Predictably, even in a moment like this one in which, in the past, President Biden could have expected bipartisan support for his actions, MAGA world instantly sought to blame the crisis on Biden. Typically, they bolstered their dangerous ideas with lies. Marjorie Taylor Greene, to choose one example, asked, “How much of the $6 billion dollars Joe Biden gave back to Iran funded this attack against Israel?” Donald Trump compounded the lie, asserting that U.S. taxpayer dollars helped fund the attack.

The U.S. has provided no funds to Iran. The funds to which Greene presumably was referring were those returned to Iran as part of a recent prisoner release agreement. That agreement made it clear that the use of the funds was restricted and was being carefully monitored specifically to ensure they could not in any way be used by Hamas or in any other way misused. But, as we all know, these days fomenting division is far more important to the American right than telling the truth.

To understand the true motivations behind the attack and in particular why it occurred now, is more complicated. First, any such analysis should make it clear that establishing the motivation for a crime does not diminish the fact that it is a crime. What Hamas has done will prove to have been both literally and figuratively indefensible. Nonetheless, as the Hezbollah statement indicated, one rationale for attacking now is that Hamas and their Iranian sponsors were concerned about the progress that was allegedly being made toward a deal “normalizing” Israel-Saudi relations.

Naturally, Iran saw the deal as strengthening their historical adversaries in the region and thus as undesirable. Undoubtedly they not only egged Hamas on but assisted them in preparing for the attacks. The Palestinians, on the other hand, were increasingly concerned that both the Israelis and the Saudis would effectively throw them under the bus en route to a deal. Netanyahu’s hard-right administration would not want to make serious concessions on the issue and it seemed like the Saudis would not demand such concessions.

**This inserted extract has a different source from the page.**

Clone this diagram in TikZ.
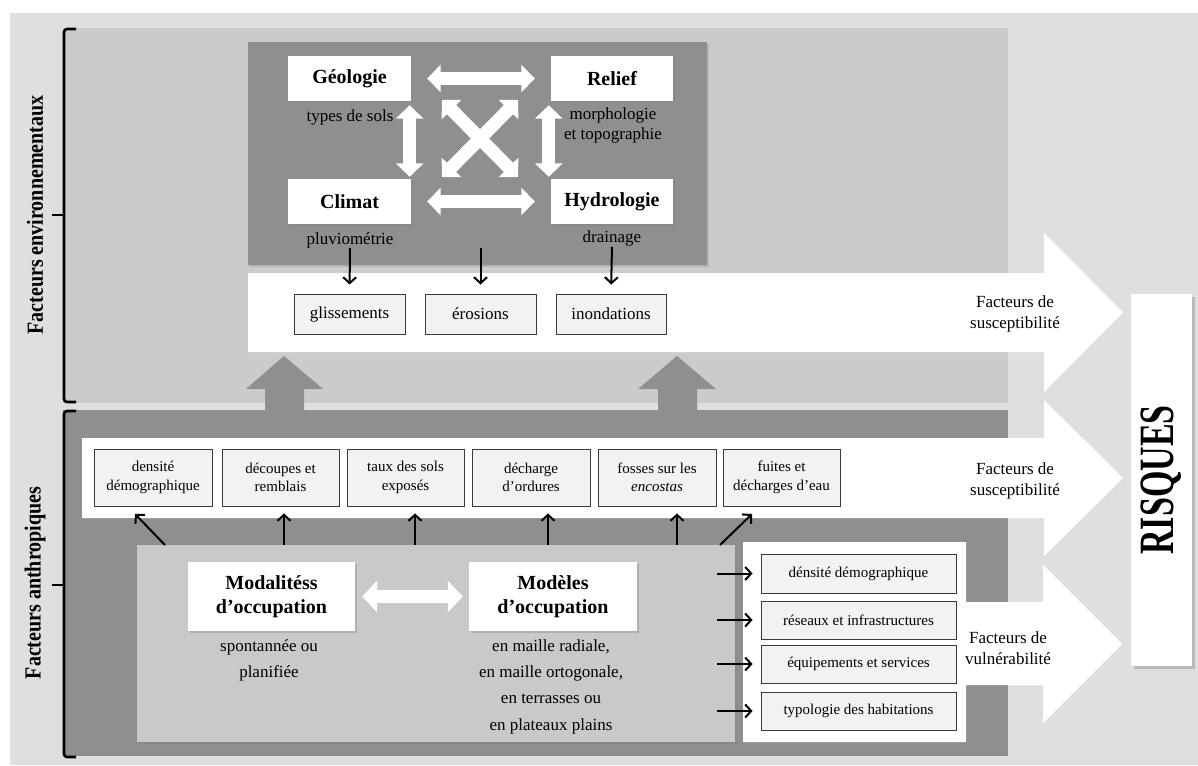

This was just one factor however, behind the attack. Another of course, is the long history of animosity between the Israelis and the Palestinians, decades of distrust and, it must be acknowledged, the cycle of inhumane treatment of the Palestinian people at the hands of the Israelis and attacks on Israel from terrorist groups within the Palestinian territories. More specifically, however, the actions of the Netanyahu government had become increasingly inflammatory toward Palestinians with the annexation of Palestinian territory a certainty in the months ahead. And, clearly, Netanyahu was so distracted by his own fight for political and legal survival, his judicial coup and his struggle with pro-democracy protesters that this could also have been seen as a time when Israel would have let its guard down.

Parsing the origins of the attack is more difficult than determining what will happen next. Netanyahu’s government will unleash a devastating and protracted assault against Hamas and Gaza. Horrors will ensue. Hamas will likely be devastated. But so too will be civilian bystanders, and the already inhospitable, overcrowded infrastructure of Gaza. Some portion of the response will be justified. Some portion of it will be overkill.

International debate and condemnation of both sides will follow. Neither will emerge closer to peace. So long as the assaults continue and for a good while after, the prospects of resuming the Saudi-Israeli talks will be dim. Ultimately, the Israelis will likely decapitate much of Hamas’ leadership.

What makes this particular crisis unusual, however, is that it is also possible that in the wake of the conflict to come and following an investigation of the origins of the massive intelligence and preparedness failure by the Netanyahu government, the people of Israel may then send their own government packing. Certainly, it is a fate Netanyahu deserves for many, many reasons.

That said, given Saturday’s carnage and that which is certain to follow, I think it is fair to say we should all be more concerned with the fate of the people of Israel and of the Palestinian territories than that of their governments, both of which continue to serve their people abysmally.